Esses, pelo menos, não deveriam cair em confusões de tal natureza. Ninguém
jamais se lembrou de negar a existência de uma atividade subconsciente que se
manifesta por meio da escrita automática; ninguém jamais pretendeu negar que a
grande maioria das mensagens obtidas nas reuniões familiares, com o concurso de
pseudomediunidades de natureza sonambúlica, pertence àquela categoria; ninguém
contestou nunca que, nesse acervo de elucubrações estufadas e vazias, elas
mutuamente se contradizem. Nem pode ser de outro modo, dado que se trata de elucubrações
subconscientes, de natureza onírica, mas o senso comum devera bastar para as
distinguir das mensagens autenticamente supranormais. Com efeito, um abismo se
abre entre umas e outras. Em todo caso, ainda do ponto de vista científico,
facilmente se chega a segará-Ias, submetendo-as aos quatro critérios de prova
que acabo de enumerar.
Ora, como esses
critérios de investigação científica foram aplicados - nos limites do possível
- ao material científico que vimos de examinar, forçoso será convir em que
minha abra já serve para demonstrar que o valor científico das revelações
transcendentais não mais deve ser posto em dúvida e, por conseguinte, que os
que continuarem a estudá-las ulteriormente farão trabalho altamente meritória e
útil.
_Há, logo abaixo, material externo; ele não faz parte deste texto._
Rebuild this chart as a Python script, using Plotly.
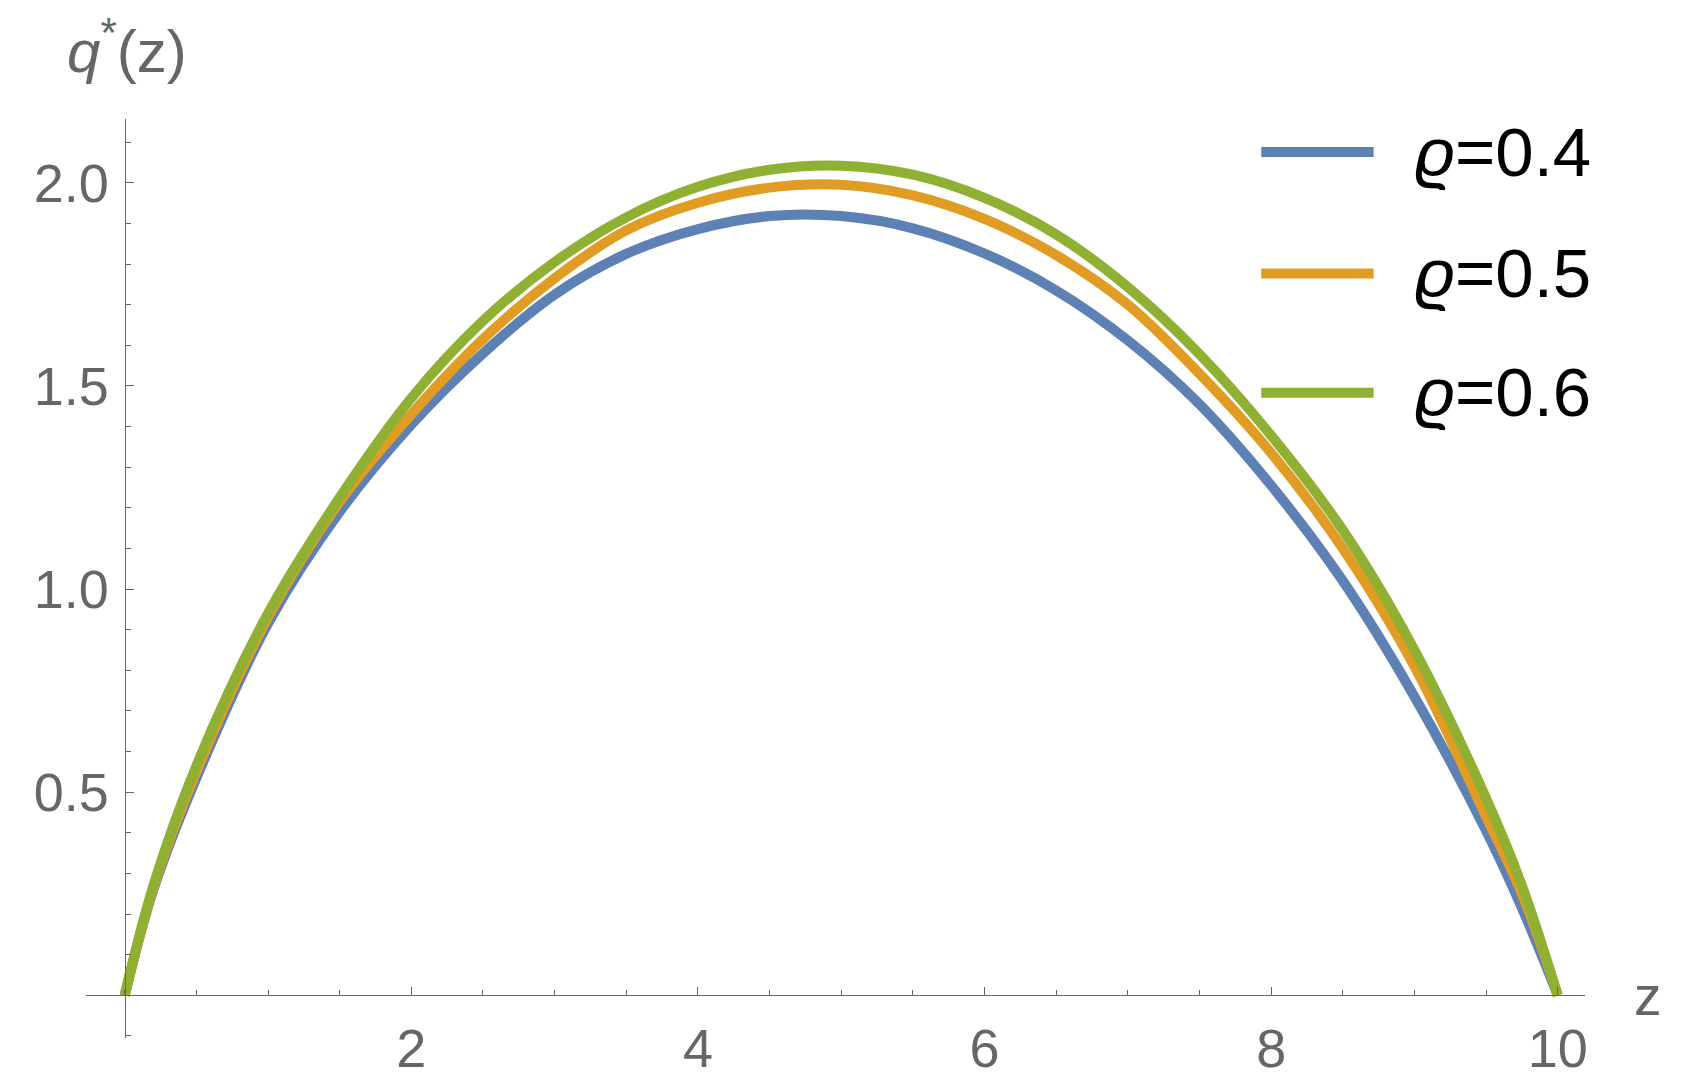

Trata-se, efetivamente, de um ramo da metapsíquica destinado a tornar-se
a mais importante de todos e a exercer enorme influência na futura orientação
da ciência, da filosofia, da sociologia e da moral.
Resulta dai que esta
obra de análise comparada autoriza a preconizar a aurora não distante de um
dia, em que se chegará a apresentar à humanidade pensante, que atualmente
caminha a tatear nas trevas, um quadro de conjunta, de caráter um tanto vago e
simbólico, mas verdadeiro em substância e cientificamente legítimo, das
modalidades da existência espiritual nas esferas mais próximas do nosso mundo,
esferas onde todos os vivos terão que se achar, depois da crise da morte. Isto
permitirá que a Humanidade se oriente com segurança para a solução dos grandes
problemas concernentes á verdadeira natureza da existência corpórea, dos fins
da vida, das bases da moral e dos deveres do homem. Estes deveres, na crise de
crescimento que a sociedade civilizada hoje atravessa, terão que decidir dos
seus destinos futuros. Quer isto dizer que os povos civilizados, se os
reconhecerem e cumprirem, se verãos encaminhados para uma meta cada vez mais
luminosa, de progresso social e espiritual; se os repelirem, ou desprezarem,
seguir-se-á necessariamente, para esses mesmos povos, a decadência, a fim de
cederem o lugar a outras raças menos corrompidas do que a raça ora dominante.